Four key lessons follow from history on the case for central-bank-provided digital currencies:

  • Financial innovation is inevitable, and driven by the financial incentives of a market economy.
  • Government has a key role in the provision of money. Outside money is a public good which it is necessary for the central bank to provide. This holds for both fiat money and digital money. The ability to issue it depends on the credibility of the issuer. If that falters, currency competition from other CBDCs or stable coins will erode monetary sovereignty.

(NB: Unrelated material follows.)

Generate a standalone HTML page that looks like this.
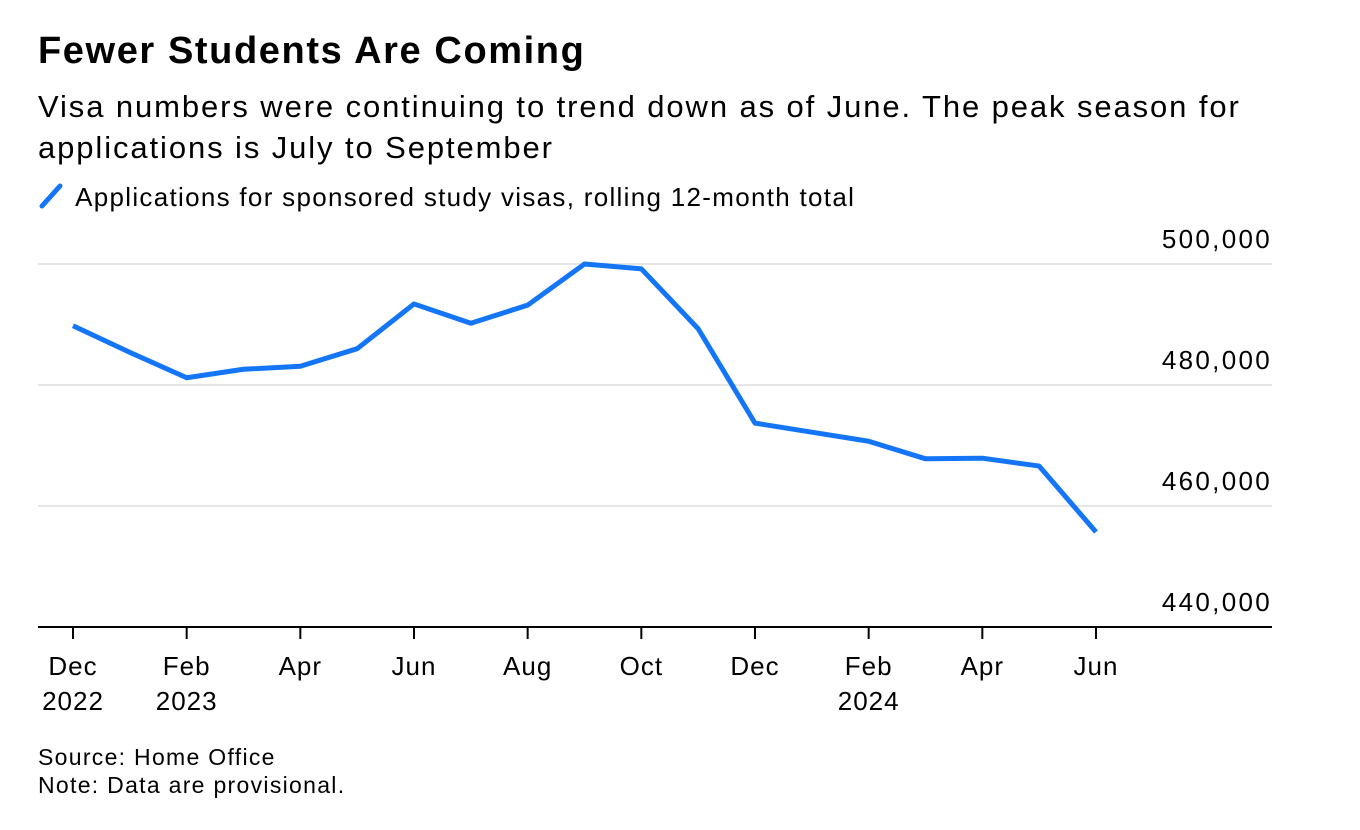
<!DOCTYPE html>
<html><head><meta charset="utf-8">
<style>
body{margin:0;width:1360px;height:830px;background:#fff;font-family:"Liberation Sans",sans-serif;color:#000;overflow:hidden;position:relative}
.t{position:absolute;left:38px;white-space:nowrap}
</style></head><body>
<div class="t" style="top:30px;font-size:38px;font-weight:bold;letter-spacing:1.6px">Fewer Students Are Coming</div>
<div class="t" style="top:86px;font-size:31px;line-height:41px;letter-spacing:1.9px">Visa numbers were continuing to trend down as of June. The peak season for<br>applications is July to September</div>
<div style="position:absolute;left:38px;top:182px;font-size:26px;letter-spacing:1.3px;white-space:nowrap"><svg width="30" height="30" style="vertical-align:-6px"><line x1="4" y1="24" x2="22" y2="4" stroke="#1476f7" stroke-width="5" stroke-linecap="round"/></svg> Applications for sponsored study visas, rolling 12-month total</div>
<svg id="chart" width="1360" height="830" style="position:absolute;left:0;top:0"></svg>
<div class="t" style="top:743px;font-size:23px;line-height:28px;letter-spacing:1.3px">Source: Home Office<br>Note: Data are provisional.</div>
<script>
const months=["Dec 2022","Jan","Feb 2023","Mar","Apr","May","Jun","Jul","Aug","Sep","Oct","Nov","Dec","Jan 2024","Feb 2024","Mar","Apr","May","Jun"];
const values=[489800,485400,481200,482600,483100,486000,493400,490200,493200,500000,499200,489300,473700,472200,470700,467800,467900,466600,455700];
const yTicks=[440000,460000,480000,500000];
const yTickLabels=["440,000","460,000","480,000","500,000"];
const xTickIdx=[0,2,4,6,8,10,12,14,16,18];
const xTickLabels=[["Dec","2022"],["Feb","2023"],["Apr"],["Jun"],["Aug"],["Oct"],["Dec"],["Feb","2024"],["Apr"],["Jun"]];
const NS="http://www.w3.org/2000/svg",svg=document.getElementById('chart');
const x=i=>73+i*(1096-73)/18;
const y=v=>627-(v-440000)*121/20000;
function mk(t,a){const e=document.createElementNS(NS,t);for(const k in a)e.setAttribute(k,a[k]);svg.appendChild(e);return e;}
yTicks.forEach((v,i)=>{
  if(v>440000){const g=mk('line',{x1:38,x2:1272,y1:y(v),y2:y(v),stroke:'#e6e6e6','stroke-width':2});
  
  }
  const t=mk('text',{x:1272,y:y(v)-16,'text-anchor':'end','font-size':26,'letter-spacing':2.3,'font-family':'Liberation Sans, sans-serif'});
  t.textContent=yTickLabels[i];
  
  
});
const ax=mk('line',{x1:38,x2:1272,y1:627,y2:627,stroke:'#000','stroke-width':2});


xTickIdx.forEach((m,i)=>{
  const tk=mk('line',{x1:x(m),x2:x(m),y1:627,y2:639,stroke:'#000','stroke-width':2});
  
  
  xTickLabels[i].forEach((s,j)=>{
    const t=mk('text',{x:x(m),y:675+j*35,'text-anchor':'middle','font-size':26,'letter-spacing':1,'font-family':'Liberation Sans, sans-serif'});
    t.textContent=s;
    
    
  });
});
const p=mk('polyline',{points:values.map((v,i)=>x(i)+','+y(v)).join(' '),fill:'none',stroke:'#1476f7','stroke-width':5,'stroke-linejoin':'round'});


</script>
</body></html>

  • Interest-bearing CBDC could improve the transmission mechanism and transparency of monetary policy. It could greatly simplify central-bank balance sheets. Moreover, CBDC could revolutionize monetary policy if the interest rate on it is used as the policy rate.
  • CBDC is a global innovation. It could transform international payments, as the first transatlantic cable did in 1866. It could also exacerbate currency substitution and require international monetary cooperation. CBDC and stable coins could also challenge the international monetary system. The fundamental forces leading to currency domination are unlikely to change, but digitalization could accelerate shifts driven by them, as occurred in the twentieth century when the dollar eclipsed the pound.

Digitalization in money may promise to be the future. Central banks could learn the lessons from history and provide digital currency to effectively fulfill their public mandates.